From the entries that follow, gather each line holding the word "page".

** start EXCERPTED DATA **

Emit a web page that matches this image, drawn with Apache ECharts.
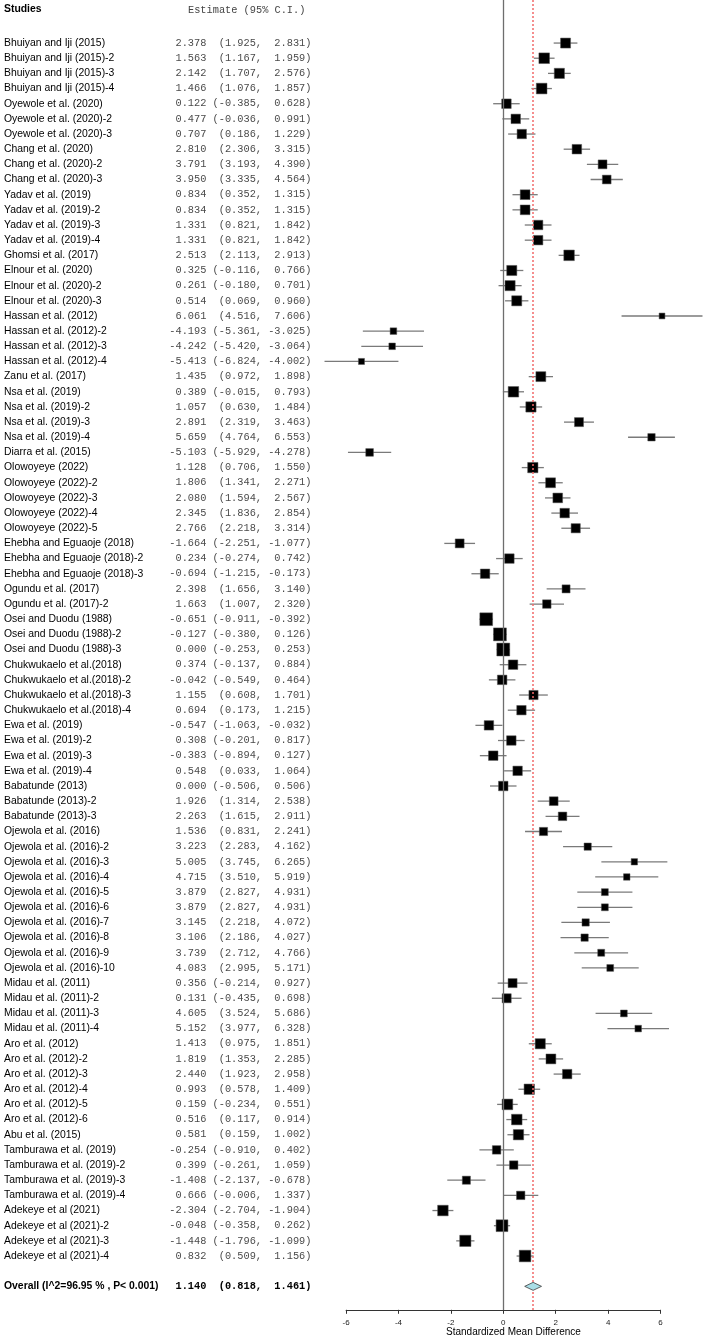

** end EXCERPTED DATA **
** start EXCERPTED DATA **

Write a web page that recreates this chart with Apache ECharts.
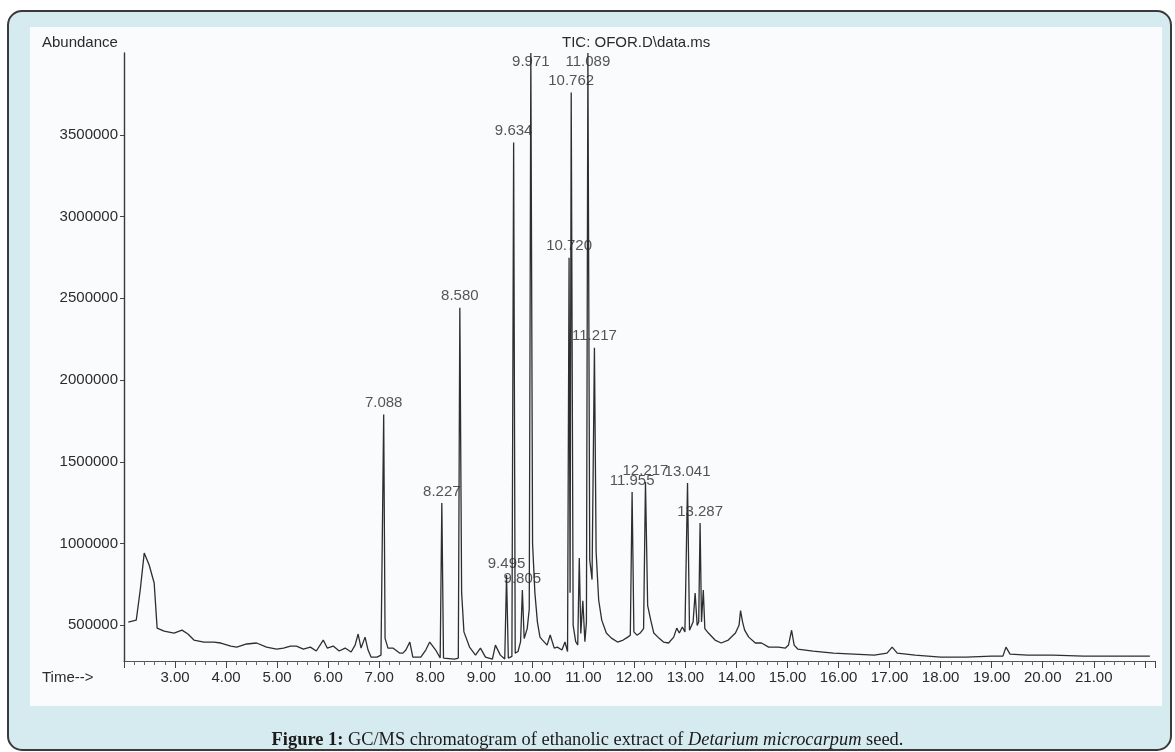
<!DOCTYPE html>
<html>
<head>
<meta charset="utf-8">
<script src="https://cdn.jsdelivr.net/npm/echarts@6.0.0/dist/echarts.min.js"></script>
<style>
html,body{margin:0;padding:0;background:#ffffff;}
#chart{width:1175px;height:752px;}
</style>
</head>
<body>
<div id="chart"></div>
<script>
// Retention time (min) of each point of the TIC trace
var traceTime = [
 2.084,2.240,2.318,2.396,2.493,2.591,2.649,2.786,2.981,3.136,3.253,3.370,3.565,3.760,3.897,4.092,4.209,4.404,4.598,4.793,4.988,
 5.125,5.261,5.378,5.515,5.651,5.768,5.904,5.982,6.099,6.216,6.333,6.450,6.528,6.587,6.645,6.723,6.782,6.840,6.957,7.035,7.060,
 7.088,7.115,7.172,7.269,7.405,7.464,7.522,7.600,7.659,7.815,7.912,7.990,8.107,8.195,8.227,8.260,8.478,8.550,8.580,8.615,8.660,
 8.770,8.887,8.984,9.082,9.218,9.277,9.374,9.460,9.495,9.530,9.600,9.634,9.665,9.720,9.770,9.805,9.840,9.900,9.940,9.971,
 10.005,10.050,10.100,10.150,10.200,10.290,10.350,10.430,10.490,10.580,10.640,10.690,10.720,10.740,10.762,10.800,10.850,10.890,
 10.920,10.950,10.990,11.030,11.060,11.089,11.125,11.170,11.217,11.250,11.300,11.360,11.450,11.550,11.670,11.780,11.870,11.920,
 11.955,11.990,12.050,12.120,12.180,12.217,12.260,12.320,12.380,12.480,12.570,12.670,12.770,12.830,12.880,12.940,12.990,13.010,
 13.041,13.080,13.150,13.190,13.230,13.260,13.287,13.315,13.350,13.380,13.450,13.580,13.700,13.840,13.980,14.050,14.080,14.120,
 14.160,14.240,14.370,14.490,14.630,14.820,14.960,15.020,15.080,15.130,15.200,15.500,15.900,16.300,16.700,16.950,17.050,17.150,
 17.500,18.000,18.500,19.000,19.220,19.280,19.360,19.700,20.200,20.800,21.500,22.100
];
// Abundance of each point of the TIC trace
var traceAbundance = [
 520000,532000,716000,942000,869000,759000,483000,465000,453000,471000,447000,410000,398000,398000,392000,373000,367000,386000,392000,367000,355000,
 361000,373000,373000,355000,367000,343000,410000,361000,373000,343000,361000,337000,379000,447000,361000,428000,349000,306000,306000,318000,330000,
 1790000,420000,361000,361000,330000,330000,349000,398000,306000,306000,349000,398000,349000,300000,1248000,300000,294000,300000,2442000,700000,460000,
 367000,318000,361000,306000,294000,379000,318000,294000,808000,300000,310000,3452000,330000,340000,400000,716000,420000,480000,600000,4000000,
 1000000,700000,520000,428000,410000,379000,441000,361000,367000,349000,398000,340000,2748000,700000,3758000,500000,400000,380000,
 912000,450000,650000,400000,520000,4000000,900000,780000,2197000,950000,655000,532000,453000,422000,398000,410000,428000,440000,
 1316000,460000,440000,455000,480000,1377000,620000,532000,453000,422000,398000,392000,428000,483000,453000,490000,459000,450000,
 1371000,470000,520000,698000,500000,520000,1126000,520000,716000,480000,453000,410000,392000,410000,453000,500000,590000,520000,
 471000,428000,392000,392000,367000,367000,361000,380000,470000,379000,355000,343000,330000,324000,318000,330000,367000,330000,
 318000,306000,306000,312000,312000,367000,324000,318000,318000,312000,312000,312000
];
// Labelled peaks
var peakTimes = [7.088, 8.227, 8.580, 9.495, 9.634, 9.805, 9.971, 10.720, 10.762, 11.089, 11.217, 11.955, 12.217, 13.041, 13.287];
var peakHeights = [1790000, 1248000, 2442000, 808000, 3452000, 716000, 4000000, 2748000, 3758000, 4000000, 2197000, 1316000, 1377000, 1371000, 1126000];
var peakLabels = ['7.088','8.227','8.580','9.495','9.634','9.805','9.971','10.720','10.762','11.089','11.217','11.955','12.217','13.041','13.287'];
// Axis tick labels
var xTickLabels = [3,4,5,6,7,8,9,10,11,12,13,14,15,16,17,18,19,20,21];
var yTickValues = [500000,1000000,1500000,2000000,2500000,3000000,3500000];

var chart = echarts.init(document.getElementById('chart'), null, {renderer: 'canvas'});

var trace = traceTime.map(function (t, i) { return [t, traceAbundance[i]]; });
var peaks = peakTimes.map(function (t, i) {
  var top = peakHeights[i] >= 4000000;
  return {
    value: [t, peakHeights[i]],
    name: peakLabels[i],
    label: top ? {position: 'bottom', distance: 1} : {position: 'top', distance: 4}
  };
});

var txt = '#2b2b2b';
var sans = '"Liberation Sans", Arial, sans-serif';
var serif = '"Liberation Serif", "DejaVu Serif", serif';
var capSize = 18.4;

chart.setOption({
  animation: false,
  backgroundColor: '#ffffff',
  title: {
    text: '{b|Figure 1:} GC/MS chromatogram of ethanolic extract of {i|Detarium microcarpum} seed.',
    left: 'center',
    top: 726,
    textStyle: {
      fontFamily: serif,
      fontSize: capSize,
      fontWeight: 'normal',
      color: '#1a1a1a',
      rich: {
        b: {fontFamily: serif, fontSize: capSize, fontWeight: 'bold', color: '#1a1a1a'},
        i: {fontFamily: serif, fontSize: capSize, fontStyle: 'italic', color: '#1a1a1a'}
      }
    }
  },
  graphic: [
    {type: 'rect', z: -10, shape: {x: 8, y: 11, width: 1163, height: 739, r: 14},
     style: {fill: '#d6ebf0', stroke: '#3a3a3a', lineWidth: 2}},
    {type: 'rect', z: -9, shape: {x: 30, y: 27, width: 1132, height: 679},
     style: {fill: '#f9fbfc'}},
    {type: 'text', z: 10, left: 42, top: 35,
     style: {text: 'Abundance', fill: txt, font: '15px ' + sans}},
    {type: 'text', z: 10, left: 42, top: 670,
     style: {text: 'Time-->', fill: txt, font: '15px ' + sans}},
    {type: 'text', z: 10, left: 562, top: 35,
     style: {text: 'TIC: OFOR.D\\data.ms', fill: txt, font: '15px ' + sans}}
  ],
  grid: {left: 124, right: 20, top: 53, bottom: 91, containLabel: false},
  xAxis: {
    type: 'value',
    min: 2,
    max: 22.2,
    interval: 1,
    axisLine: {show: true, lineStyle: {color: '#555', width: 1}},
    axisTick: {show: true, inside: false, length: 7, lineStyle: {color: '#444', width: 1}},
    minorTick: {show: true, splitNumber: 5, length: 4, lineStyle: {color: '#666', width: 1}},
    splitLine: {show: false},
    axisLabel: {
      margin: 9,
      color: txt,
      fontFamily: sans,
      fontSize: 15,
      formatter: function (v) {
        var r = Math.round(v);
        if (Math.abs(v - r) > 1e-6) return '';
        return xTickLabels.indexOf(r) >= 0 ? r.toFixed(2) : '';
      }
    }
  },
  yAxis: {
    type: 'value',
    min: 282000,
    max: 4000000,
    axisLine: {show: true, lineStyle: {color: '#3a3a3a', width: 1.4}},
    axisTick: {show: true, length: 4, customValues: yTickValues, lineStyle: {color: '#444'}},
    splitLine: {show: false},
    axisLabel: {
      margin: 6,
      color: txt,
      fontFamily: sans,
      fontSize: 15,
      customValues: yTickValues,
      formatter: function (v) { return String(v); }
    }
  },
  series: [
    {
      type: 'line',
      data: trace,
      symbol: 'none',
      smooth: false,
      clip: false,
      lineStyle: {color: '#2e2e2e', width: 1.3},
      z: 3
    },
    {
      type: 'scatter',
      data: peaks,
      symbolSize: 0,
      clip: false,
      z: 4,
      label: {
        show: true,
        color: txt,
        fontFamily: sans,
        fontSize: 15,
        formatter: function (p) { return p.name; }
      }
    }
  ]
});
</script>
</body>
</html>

** end EXCERPTED DATA **

> [SOLUTION TO THIS EXERCISE]
Emit a web page that matches this image, drawn with Apache ECharts.
Write a web page that recreates this chart with Apache ECharts.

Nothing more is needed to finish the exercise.